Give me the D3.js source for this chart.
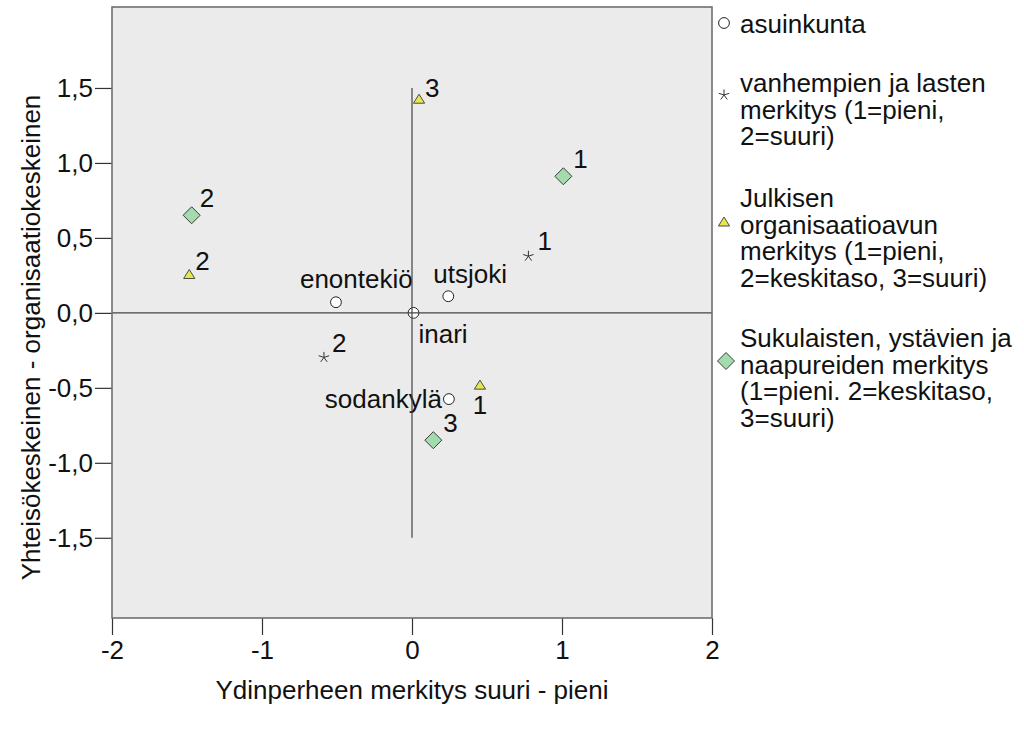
<!DOCTYPE html>
<html>
<head>
<meta charset="utf-8">
<script src="https://cdn.jsdelivr.net/npm/d3@7"></script>
<style>
  html, body { margin: 0; padding: 0; background: #ffffff; }
  svg { display: block; font-family: "Liberation Sans", Arial, sans-serif; }
</style>
</head>
<body>
<svg id="chart" width="1024" height="739"></svg>
<script>
// ---------- data ----------
const asuinkuntaNames = ["enontekiö", "utsjoki", "inari", "sodankylä"];
const asuinkuntaX = [-0.507, 0.242, 0.01, 0.246];
const asuinkuntaY = [0.071, 0.111, 0.0, -0.575];

const vanhempienLabels = ["1", "2"];
const vanhempienX = [0.776, -0.587];
const vanhempienY = [0.378, -0.297];

const julkisenLabels = ["1", "2", "3"];
const julkisenX = [0.453, -1.485, 0.047];
const julkisenY = [-0.482, 0.256, 1.425];

const sukulaistenLabels = ["1", "2", "3"];
const sukulaistenX = [1.009, -1.469, 0.142];
const sukulaistenY = [0.911, 0.651, -0.849];

const xTicks = [-2, -1, 0, 1, 2];
const yTicks = [-1.5, -1.0, -0.5, 0.0, 0.5, 1.0, 1.5];

const xTitle = "Ydinperheen merkitys suuri - pieni";
const yTitle = "Yhteisökeskeinen - organisaatiokeskeinen";

const legendLines = [
  ["asuinkunta"],
  ["vanhempien ja lasten", "merkitys (1=pieni,", "2=suuri)"],
  ["Julkisen", "organisaatioavun", "merkitys (1=pieni,", "2=keskitaso, 3=suuri)"],
  ["Sukulaisten, ystävien ja", "naapureiden merkitys", "(1=pieni. 2=keskitaso,", "3=suuri)"]
];

// ---------- layout / style ----------
const svg = d3.select("#chart");
const plot = { left: 112, right: 712, top: 7, bottom: 618 };
const FONT = 26;

const x = d3.scaleLinear().domain([-2, 2]).range([plot.left, plot.right]);
const y = d3.scaleLinear().domain([-2.035, 2.04]).range([plot.bottom, plot.top]);

const commaFmt = v => d3.format(".1f")(v).replace(".", ",").replace("−", "-");

// symbol paths
const shapes = {
  circle: d3.symbol().type(d3.symbolCircle).size(Math.PI * 5.4 * 5.4)(),
  star: (() => {
    const p = d3.path(); const r = 5.5;
    for (let i = 0; i < 5; i++) {
      const a = -Math.PI / 2 + i * 2 * Math.PI / 5;
      p.moveTo(0, 0); p.lineTo(r * Math.cos(a), r * Math.sin(a));
    }
    return p.toString();
  })(),
  triangle: "M0,-5L5.6,4L-5.6,4Z",
  diamond: "M0,-8.5L8.5,0L0,8.5L-8.5,0Z"
};
const styles = {
  circle: { fill: "#ffffff", stroke: "#222222", sw: 1 },
  star: { fill: "none", stroke: "#333333", sw: 1 },
  triangle: { fill: "#e6e650", stroke: "#3a3a3a", sw: 0.9 },
  diamond: { fill: "#a3dbad", stroke: "#3c3c3c", sw: 1 }
};

// plot background
svg.append("rect")
  .attr("x", plot.left).attr("y", plot.top)
  .attr("width", plot.right - plot.left).attr("height", plot.bottom - plot.top)
  .attr("fill", "#ebebeb");

// axes
const xAxis = svg.append("g")
  .attr("transform", `translate(0,${plot.bottom})`)
  .call(d3.axisBottom(x).tickValues(xTicks).tickSize(17).tickPadding(6).tickFormat(d3.format("d")));
const yAxis = svg.append("g")
  .attr("transform", `translate(${plot.left},0)`)
  .call(d3.axisLeft(y).tickValues(yTicks).tickSize(17).tickPadding(2).tickFormat(commaFmt));
[xAxis, yAxis].forEach(g => {
  g.select(".domain").remove();
  g.selectAll(".tick line").attr("stroke", "#333").attr("stroke-width", 1.2);
  g.selectAll(".tick text").attr("fill", "#111").style("font-size", FONT + "px")
    .style("font-family", "'Liberation Sans', Arial, sans-serif");
});
xAxis.selectAll(".tick text").text(d => d3.format("d")(d).replace("−", "-"));

// axis titles
svg.append("text")
  .attr("x", (plot.left + plot.right) / 2).attr("y", 699)
  .attr("text-anchor", "middle").style("font-size", FONT + "px").attr("fill", "#111")
  .text(xTitle);
svg.append("text")
  .attr("transform", `translate(40,${(plot.top + plot.bottom) / 2 + 25}) rotate(-90)`)
  .attr("text-anchor", "middle").style("font-size", FONT + "px").attr("fill", "#111")
  .text(yTitle);

// point label offsets (layout only)
const labelOffsets = {
  asuinkunta: [[-36, -14, "start"], [-15, -13, "start"], [5, 30, "start"], [-7, 9, "end"]],
  vanhempien: [[9, -6, "start"], [8, -5, "start"]],
  julkisen: [[0, 29, "middle"], [6, -4, "start"], [6, -2, "start"]],
  sukulaisten: [[10, -8, "start"], [8, -8, "start"], [10, -8, "start"]]
};

const series = [
  { key: "asuinkunta", shape: "circle", xs: asuinkuntaX, ys: asuinkuntaY, labels: asuinkuntaNames },
  { key: "vanhempien", shape: "star", xs: vanhempienX, ys: vanhempienY, labels: vanhempienLabels },
  { key: "julkisen", shape: "triangle", xs: julkisenX, ys: julkisenY, labels: julkisenLabels },
  { key: "sukulaisten", shape: "diamond", xs: sukulaistenX, ys: sukulaistenY, labels: sukulaistenLabels }
];

series.forEach(s => {
  const pts = s.xs.map((v, i) => ({ x: v, y: s.ys[i], label: s.labels[i], off: labelOffsets[s.key][i] }));
  const g = svg.append("g").attr("class", "series-" + s.key);
  const st = styles[s.shape];
  g.selectAll("path").data(pts).join("path")
    .attr("d", shapes[s.shape])
    .attr("transform", d => `translate(${x(d.x)},${y(d.y)})`)
    .attr("fill", st.fill).attr("stroke", st.stroke).attr("stroke-width", st.sw);
  g.selectAll("text").data(pts).join("text")
    .attr("x", d => x(d.x) + d.off[0]).attr("y", d => y(d.y) + d.off[1])
    .attr("text-anchor", d => d.off[2])
    .style("font-size", FONT + "px").attr("fill", "#111")
    .text(d => d.label);
});

// reference lines at 0 (drawn over the markers, as in the original)
svg.append("line")
  .attr("x1", x(-2)).attr("x2", x(2)).attr("y1", y(0)).attr("y2", y(0))
  .attr("stroke", "#444").attr("stroke-width", 1.2);
svg.append("line")
  .attr("x1", x(0)).attr("x2", x(0)).attr("y1", y(1.5)).attr("y2", y(-1.5))
  .attr("stroke", "#444").attr("stroke-width", 1.2);

// frame
svg.append("rect")
  .attr("x", plot.left).attr("y", plot.top)
  .attr("width", plot.right - plot.left).attr("height", plot.bottom - plot.top)
  .attr("fill", "none").attr("stroke", "#707070").attr("stroke-width", 1.6);

// legend
const legendShapes = ["circle", "star", "triangle", "diamond"];
const legendFirstBaseline = [33, 92, 207, 347];
const legendMarkerY = [23, 95, 222, 361];
const lineH = 26.7;
const lg = svg.append("g").attr("class", "legend");
legendLines.forEach((lines, i) => {
  const st = styles[legendShapes[i]];
  lg.append("path").attr("d", shapes[legendShapes[i]])
    .attr("transform", `translate(${legendShapes[i] === "diamond" ? 726 : 724},${legendMarkerY[i]})`)
    .attr("fill", st.fill).attr("stroke", st.stroke).attr("stroke-width", st.sw);
  const t = lg.append("text").attr("x", 740).attr("y", legendFirstBaseline[i])
    .style("font-size", FONT + "px").attr("fill", "#111");
  lines.forEach((ln, j) => {
    t.append("tspan").attr("x", 740).attr("y", legendFirstBaseline[i] + j * lineH).text(ln);
  });
});
</script>
</body>
</html>
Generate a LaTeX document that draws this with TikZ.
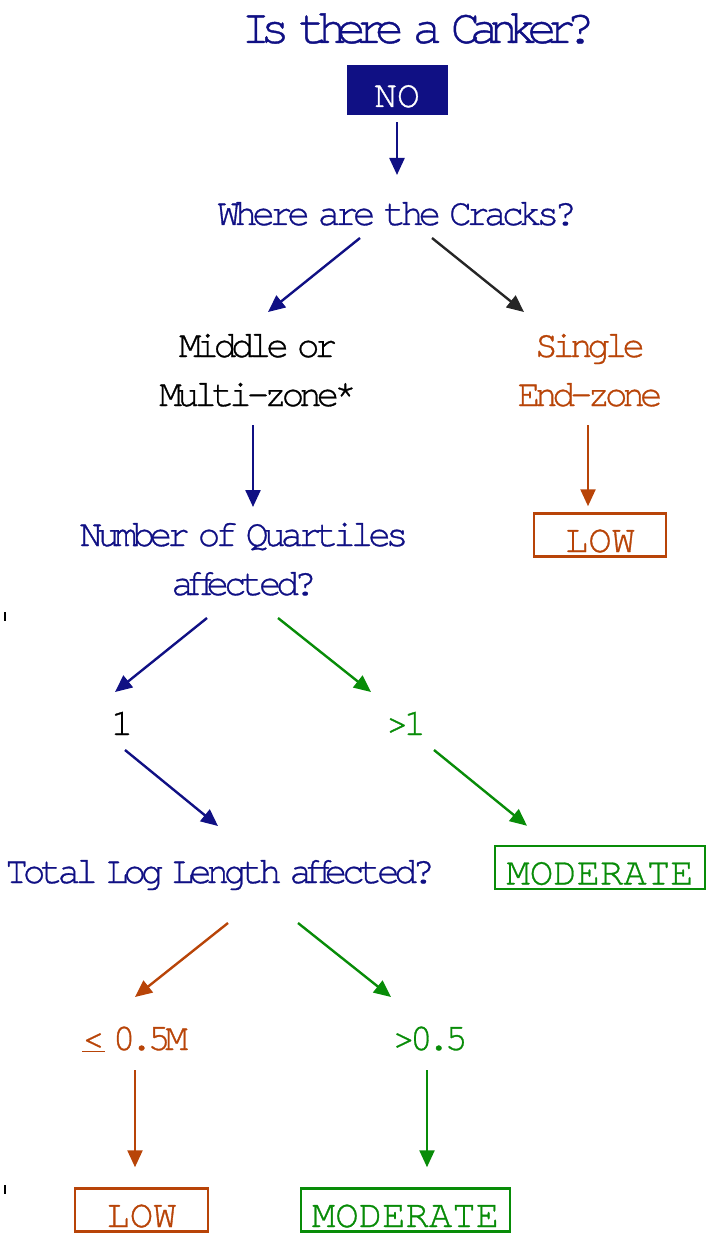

++++++++

-- Request --
In the records above, how many lines hold the string "this"? Reply with only the number.

-- Written response --
2